We are spoiled to have the collective brainchild of the four innovative individuals that comprise the Grizzly Bear
quartet. Ed Droste and Daniel Rossen lead the Brooklyn maestros into worlds fraught with perfect dynamics, haunting moods, and pitch-perfect harmonies. Truly, few are the number of bands that can match Grizzly Bear’s formidable musicianship. Their knack for sonic balance is a wonder to behold.
Forgive me for treading briefly on holy ground, but Grizzly Bear easily evoke the comparison of an indie Beatles. Hear me out: two quartets bursting at the seams with talent, scarcely capable of writing anything not worth listening to, led by two interchangeable frontmen, both backed by two aesthetically gifted musicians without whom the music never would have been as good. It’s not too much of a stretch, and I doubt I’m the first individual to have observed Grizzly Bear’s Beatle-esque qualities.
But Chris Taylor (aka CANT) serves as the George Harrison to his particular quartet. His musical prowess is superb (woodwinds, backing vocals, his native bass guitar, anything other than fronting the band, really), but his particular skillset is such that he unfortunately gets locked in the large shadows cast by frontmen Ed Droste and Daniel Rossen.
On the whole, Dreams Come True really feels like the garnish of a wonderful Grizzly Bear dish, only without any sides or much of a main course to accompany it.
That isn’t to say that this is a bad album, quite the opposite, actually. But going back to my original juxtaposition, stack George Harrison’s impeccable All Things Must Pass against The Beatles’ most lackluster LP, Beatles For Sale, and who comes out on top? Nine out of 10 would say The Beatles, and they’d be right. Though Harrison was a gifted songwriter and the Beatles wouldn’t have been anything without him; his work was better when folded in with the expertise of the Lennon/McCartney songwriting powerhouse. Such is the case with CANT and Dreams Come True.
The album is fraught with electronics that are unseemly to the folksy stylings of Grizzly Bear, but it’s a medium where Chris Taylor thrives. His knack for providing the perfect ethereal backgrounds for Grizzly Bear translates well to electronic music. He sings with confidence and character throughout, but particularly on “Believe”, “The Edge”, and closer “Bericht”, and it’s fun to hear him out of his usual elements. But my theory is only solidified by the fact that he absolutely flourishes on the instrumentals of this album and in his near-whispered singing. Taylor’s trembling vocals teetering atop the first two minutes of “She Found A Way Out” are truly where he is at his best. It’s Taylor in his element. The airy, bass guitar driven “BANG” and the haunting one minute instrumental “brokencollar”, are where his music sounds finest, not in the chorus driven “Answer”.

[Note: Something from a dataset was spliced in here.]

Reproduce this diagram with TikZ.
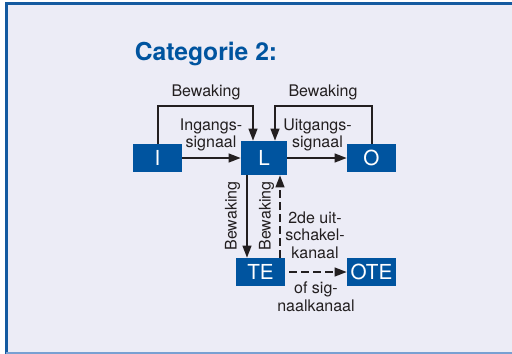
\documentclass[tikz,border=0pt]{standalone}
\usepackage{fontspec}
\setmainfont{TeX Gyre Heros}
\usetikzlibrary{arrows.meta}
\definecolor{boxblue}{RGB}{0,84,159}
\definecolor{panel}{RGB}{236,236,246}
\definecolor{edgeblue}{RGB}{20,90,160}
\definecolor{lightedge}{RGB}{120,160,210}
\definecolor{ink}{RGB}{35,31,32}
\begin{document}
\begin{tikzpicture}[x=0.75pt,y=-0.75pt,
  block/.style={fill=boxblue,text=white,inner sep=0pt,font=\fontsize{15.5}{16}\selectfont,
    minimum width=36.75pt,minimum height=21pt},
  lbl/.style={text=ink,inner sep=0pt,align=center,font=\fontsize{12}{13.2}\selectfont},
  link/.style={draw=ink,line width=1.5pt,-{Triangle[length=9pt,width=6.5pt]}},
  dlink/.style={link,dash pattern=on 5.5pt off 3.5pt}]
  % panel
  \useasboundingbox (0,0) rectangle (512,354);
  \fill[white] (0,0) rectangle (512,354);
  \fill[panel] (6.5,3) rectangle (512,354);
  \draw[edgeblue,line width=2.25pt] (6.5,354) -- (6.5,3.5) -- (512,3.5);
  \draw[lightedge,line width=1.5pt] (6.5,353) -- (512,353);
  % title
  \node[anchor=base west,inner sep=0pt,text=boxblue,font=\fontsize{18.5}{20}\selectfont\bfseries]
    (title) at (134.5,60) {Categorie 2:};
  % blocks
  \node[block] (I) at (157.5,158) {I};
  \node[block,minimum width=34.5pt,minimum height=25.5pt] (L) at (264,158) {L};
  \node[block] (O) at (371.5,158) {O};
  \node[block] (TE) at (260.5,272) {TE};
  \node[block] (OTE) at (371.5,272) {OTE};
  % helper coordinates for the bends
  \coordinate (lt) at (253,106);
  \coordinate (rt) at (275,106);
  \coordinate (dn) at (247,0);
  \coordinate (up) at (280,0);
  % connectors
  \draw[link] (I) -- (L);
  \draw[link] (L) -- (O);
  \draw[link] (I.north) |- (lt) -- (lt |- L.north);
  \draw[link] (O.north) |- (rt) -- (rt |- L.north);
  \draw[link] (dn |- L.south) -- (dn |- TE.north);
  \draw[dlink] (up |- TE.north) -- (up |- L.south);
  \draw[dlink,shorten <=3pt] (TE) -- (OTE);
  % labels
  \node[lbl] (b1) at (206,92) {Bewaking};
  \node[lbl] (b2) at (323,92) {Bewaking};
  \node[lbl] (ing) at (211,135) {Ingangs-\\signaal};
  \node[lbl] (uit) at (317.5,135) {Uitgangs-\\signaal};
  \node[lbl,rotate=90] (b3) at (232.5,216) {Bewaking};
  \node[lbl,rotate=90] (b4) at (266.5,216) {Bewaking};
  \node[lbl] (sch) at (315,235) {2de uit-\\schakel-\\kanaal};
  \node[lbl] (sig) at (316,297) {of sig-\\naalkanaal};
\end{tikzpicture}
\end{document}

Overall, Taylor has tried his hand at electronic music, and succeeded. But are we surprised? No. The man can do anything in Grizzly Bear, why would that not cross over to his solo career? Unfortunately, we’ve all been spoiled by the quartet together, so a separate solo release from any one of them will leave us feeling largely unfulfilled. A blessing and a curse, if there ever was one.
Essential Tracks: “She Found A Way Out”, “BANG”, “The Edge”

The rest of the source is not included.